■ What the task requires ■
Extract each line bearing the word "chart".

■ Information shown ■
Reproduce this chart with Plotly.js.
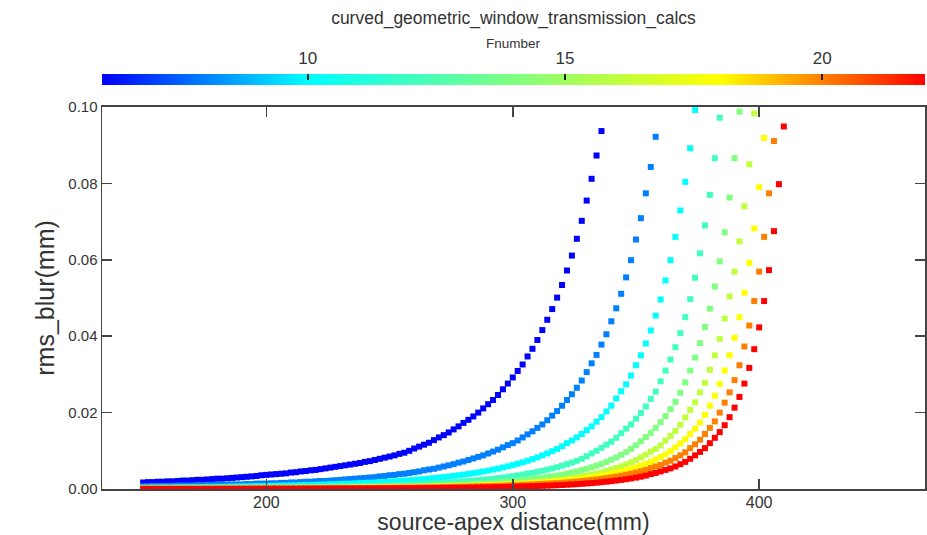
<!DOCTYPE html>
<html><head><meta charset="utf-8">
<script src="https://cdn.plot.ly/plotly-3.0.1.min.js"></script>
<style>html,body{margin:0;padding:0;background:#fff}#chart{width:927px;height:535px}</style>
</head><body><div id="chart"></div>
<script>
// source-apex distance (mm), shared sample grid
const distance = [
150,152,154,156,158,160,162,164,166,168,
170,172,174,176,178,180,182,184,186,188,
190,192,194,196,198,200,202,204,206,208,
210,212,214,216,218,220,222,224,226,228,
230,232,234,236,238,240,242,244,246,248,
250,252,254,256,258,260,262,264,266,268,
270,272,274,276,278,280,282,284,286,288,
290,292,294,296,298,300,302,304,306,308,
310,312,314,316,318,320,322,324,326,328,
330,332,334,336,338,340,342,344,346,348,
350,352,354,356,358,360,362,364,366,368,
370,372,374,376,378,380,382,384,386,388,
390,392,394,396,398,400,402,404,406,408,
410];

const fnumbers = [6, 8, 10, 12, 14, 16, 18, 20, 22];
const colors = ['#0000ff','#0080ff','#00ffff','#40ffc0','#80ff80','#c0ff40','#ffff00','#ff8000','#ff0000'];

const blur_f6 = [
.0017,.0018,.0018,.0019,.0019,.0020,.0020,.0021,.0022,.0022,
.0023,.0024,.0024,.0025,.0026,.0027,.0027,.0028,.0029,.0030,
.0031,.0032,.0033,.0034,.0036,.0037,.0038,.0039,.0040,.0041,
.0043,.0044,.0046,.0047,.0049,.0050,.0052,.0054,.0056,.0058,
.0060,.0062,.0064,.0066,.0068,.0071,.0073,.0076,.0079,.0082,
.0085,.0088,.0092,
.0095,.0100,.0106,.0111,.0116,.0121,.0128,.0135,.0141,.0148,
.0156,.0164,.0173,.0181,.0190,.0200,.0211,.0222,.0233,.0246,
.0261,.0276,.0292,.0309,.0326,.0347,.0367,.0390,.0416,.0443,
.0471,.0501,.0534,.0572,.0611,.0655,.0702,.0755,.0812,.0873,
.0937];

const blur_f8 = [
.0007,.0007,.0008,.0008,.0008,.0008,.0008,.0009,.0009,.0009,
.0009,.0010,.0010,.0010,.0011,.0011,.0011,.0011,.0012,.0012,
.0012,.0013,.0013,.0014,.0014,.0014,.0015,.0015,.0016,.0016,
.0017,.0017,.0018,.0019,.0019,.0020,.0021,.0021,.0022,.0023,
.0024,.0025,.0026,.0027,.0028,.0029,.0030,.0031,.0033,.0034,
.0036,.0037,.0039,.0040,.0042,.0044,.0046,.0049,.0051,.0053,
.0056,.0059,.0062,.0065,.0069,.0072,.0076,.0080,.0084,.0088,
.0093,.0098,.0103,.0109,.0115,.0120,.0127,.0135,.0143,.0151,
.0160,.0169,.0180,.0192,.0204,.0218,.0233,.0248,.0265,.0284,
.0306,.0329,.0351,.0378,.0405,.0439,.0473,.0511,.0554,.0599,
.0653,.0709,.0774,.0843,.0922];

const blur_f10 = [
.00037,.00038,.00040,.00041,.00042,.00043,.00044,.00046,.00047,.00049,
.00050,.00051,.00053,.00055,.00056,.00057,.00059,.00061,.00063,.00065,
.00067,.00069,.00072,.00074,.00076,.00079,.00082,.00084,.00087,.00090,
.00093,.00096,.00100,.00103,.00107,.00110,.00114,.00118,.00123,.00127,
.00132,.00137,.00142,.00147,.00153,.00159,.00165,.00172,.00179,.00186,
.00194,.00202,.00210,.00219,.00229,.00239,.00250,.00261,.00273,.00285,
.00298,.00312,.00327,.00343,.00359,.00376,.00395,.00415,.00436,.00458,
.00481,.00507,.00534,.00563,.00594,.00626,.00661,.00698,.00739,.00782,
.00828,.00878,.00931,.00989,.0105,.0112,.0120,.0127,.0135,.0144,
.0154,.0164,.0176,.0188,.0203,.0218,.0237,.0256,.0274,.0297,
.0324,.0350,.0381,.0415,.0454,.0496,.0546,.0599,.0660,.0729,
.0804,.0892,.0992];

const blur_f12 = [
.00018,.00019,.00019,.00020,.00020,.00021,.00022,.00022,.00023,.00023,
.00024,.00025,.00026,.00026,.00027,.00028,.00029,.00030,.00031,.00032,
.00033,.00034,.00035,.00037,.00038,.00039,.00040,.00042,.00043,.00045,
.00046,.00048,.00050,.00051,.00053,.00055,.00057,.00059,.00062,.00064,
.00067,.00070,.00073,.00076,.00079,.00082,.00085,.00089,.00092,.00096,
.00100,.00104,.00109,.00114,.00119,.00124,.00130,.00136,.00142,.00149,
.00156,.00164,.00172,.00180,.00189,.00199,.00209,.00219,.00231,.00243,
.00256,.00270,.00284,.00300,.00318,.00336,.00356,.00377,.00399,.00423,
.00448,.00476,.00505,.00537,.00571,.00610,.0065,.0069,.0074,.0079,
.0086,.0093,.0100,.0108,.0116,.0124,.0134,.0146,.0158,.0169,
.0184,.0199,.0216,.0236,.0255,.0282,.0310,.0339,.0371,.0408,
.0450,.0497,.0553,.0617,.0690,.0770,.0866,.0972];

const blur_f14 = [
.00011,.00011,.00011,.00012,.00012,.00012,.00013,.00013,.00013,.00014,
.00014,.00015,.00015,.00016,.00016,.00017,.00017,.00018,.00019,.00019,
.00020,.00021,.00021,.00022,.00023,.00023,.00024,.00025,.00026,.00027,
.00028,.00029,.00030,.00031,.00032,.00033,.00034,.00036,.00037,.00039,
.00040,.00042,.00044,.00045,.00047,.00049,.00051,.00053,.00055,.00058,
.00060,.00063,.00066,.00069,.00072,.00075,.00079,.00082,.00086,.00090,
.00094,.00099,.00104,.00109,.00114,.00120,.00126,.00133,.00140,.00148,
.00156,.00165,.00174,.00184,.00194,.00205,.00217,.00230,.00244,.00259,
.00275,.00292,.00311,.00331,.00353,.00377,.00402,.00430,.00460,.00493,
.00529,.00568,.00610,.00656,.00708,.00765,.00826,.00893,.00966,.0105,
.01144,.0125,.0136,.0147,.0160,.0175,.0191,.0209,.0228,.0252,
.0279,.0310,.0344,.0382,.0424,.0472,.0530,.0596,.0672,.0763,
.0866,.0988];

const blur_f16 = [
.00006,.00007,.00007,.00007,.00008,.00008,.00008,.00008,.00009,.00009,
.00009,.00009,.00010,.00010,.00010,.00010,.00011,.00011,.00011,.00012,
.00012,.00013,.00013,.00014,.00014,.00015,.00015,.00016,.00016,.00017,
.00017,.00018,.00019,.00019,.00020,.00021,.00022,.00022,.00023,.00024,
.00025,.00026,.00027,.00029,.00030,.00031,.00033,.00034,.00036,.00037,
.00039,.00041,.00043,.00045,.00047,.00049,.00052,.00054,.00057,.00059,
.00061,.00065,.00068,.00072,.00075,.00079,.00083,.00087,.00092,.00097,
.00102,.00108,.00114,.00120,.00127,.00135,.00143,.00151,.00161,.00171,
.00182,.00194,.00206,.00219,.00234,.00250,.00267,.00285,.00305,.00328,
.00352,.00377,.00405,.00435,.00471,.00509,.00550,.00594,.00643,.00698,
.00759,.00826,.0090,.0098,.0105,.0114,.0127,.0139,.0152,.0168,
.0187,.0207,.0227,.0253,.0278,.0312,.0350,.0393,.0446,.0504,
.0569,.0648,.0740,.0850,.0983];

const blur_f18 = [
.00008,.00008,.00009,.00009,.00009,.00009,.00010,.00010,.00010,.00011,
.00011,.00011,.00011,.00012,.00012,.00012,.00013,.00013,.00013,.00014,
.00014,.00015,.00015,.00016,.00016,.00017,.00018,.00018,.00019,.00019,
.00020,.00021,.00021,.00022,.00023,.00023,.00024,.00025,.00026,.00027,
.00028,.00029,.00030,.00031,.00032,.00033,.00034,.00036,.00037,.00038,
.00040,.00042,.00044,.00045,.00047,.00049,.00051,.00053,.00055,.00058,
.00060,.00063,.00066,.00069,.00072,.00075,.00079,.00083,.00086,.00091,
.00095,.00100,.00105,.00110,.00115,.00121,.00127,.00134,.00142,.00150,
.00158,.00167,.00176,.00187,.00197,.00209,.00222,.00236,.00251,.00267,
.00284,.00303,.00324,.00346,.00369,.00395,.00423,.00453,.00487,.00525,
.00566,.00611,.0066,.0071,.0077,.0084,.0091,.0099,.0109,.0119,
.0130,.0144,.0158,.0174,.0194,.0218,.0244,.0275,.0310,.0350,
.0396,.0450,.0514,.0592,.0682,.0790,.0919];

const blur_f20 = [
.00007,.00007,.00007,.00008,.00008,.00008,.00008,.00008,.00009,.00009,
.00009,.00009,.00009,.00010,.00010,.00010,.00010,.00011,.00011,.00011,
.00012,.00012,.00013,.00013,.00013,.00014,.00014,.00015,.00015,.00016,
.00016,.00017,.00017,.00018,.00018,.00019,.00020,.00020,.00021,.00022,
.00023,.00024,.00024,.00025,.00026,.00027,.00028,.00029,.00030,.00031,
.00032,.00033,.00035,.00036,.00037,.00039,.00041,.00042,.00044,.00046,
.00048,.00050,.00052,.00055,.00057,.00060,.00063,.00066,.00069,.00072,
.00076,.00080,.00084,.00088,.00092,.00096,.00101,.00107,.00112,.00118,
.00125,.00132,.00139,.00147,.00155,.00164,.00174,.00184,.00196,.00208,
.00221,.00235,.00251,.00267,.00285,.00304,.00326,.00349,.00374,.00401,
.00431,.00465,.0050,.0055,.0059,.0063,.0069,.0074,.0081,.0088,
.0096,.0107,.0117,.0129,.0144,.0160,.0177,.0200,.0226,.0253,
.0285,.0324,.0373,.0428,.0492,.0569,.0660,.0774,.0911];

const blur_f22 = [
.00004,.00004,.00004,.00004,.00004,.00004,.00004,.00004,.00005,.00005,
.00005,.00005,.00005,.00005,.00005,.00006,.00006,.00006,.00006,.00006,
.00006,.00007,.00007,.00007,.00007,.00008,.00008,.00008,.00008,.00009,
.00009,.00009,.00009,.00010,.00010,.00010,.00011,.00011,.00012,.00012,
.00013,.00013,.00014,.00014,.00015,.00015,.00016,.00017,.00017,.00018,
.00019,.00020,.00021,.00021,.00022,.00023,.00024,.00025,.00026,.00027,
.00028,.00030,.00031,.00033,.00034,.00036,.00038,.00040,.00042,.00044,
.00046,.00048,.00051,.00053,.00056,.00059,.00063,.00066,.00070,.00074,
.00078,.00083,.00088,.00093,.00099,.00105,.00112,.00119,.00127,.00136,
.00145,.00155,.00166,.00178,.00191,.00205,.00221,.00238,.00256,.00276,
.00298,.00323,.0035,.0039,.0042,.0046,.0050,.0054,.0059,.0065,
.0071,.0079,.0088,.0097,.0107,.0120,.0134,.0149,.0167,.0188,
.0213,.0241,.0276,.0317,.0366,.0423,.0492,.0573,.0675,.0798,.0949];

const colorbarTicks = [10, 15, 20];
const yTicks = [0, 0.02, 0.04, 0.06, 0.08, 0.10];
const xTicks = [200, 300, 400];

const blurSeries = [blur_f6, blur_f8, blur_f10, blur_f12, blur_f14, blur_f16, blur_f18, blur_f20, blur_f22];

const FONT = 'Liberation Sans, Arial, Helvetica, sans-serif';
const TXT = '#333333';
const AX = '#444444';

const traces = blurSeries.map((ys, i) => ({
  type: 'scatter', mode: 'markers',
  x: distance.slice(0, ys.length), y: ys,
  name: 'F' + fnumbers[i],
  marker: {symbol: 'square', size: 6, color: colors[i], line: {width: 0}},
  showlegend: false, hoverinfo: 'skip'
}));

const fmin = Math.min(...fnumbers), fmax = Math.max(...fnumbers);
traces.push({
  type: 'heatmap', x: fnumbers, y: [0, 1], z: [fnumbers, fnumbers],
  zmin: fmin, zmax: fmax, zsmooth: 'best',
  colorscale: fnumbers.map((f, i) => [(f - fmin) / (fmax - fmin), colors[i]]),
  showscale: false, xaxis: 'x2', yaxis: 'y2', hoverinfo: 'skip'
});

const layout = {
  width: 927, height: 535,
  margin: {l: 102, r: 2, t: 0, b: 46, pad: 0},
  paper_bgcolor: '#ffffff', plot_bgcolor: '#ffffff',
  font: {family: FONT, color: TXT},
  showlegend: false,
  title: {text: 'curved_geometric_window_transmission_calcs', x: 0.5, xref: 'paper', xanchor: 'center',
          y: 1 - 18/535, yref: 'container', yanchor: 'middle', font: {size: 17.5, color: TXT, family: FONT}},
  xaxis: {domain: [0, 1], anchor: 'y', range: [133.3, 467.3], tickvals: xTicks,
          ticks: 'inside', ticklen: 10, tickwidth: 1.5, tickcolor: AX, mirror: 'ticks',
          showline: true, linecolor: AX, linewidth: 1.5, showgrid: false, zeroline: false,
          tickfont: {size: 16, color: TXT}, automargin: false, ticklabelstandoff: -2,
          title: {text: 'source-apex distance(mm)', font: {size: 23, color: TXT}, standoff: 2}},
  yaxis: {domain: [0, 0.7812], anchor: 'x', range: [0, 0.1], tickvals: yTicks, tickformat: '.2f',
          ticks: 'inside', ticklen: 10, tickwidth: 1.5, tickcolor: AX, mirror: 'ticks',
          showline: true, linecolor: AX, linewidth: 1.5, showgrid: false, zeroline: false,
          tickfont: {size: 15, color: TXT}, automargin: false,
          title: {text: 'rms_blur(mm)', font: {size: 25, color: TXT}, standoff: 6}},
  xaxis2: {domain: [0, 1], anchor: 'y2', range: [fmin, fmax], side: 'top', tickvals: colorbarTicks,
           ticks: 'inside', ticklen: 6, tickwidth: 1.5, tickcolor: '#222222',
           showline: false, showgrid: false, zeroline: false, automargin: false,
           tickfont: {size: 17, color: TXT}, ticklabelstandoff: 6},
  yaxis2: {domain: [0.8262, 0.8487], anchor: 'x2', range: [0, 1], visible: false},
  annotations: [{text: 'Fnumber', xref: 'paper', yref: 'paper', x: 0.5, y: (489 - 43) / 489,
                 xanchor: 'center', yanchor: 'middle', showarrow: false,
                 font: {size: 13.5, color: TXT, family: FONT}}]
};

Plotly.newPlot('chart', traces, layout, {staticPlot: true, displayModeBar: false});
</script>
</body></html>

■ Task output ■
Reproduce this chart with Plotly.js.
<style>html,body{margin:0;padding:0;background:#fff}#chart{width:927px;height:535px}</style>
</head><body><div id="chart"></div>
Plotly.newPlot('chart', traces, layout, {staticPlot: true, displayModeBar: false});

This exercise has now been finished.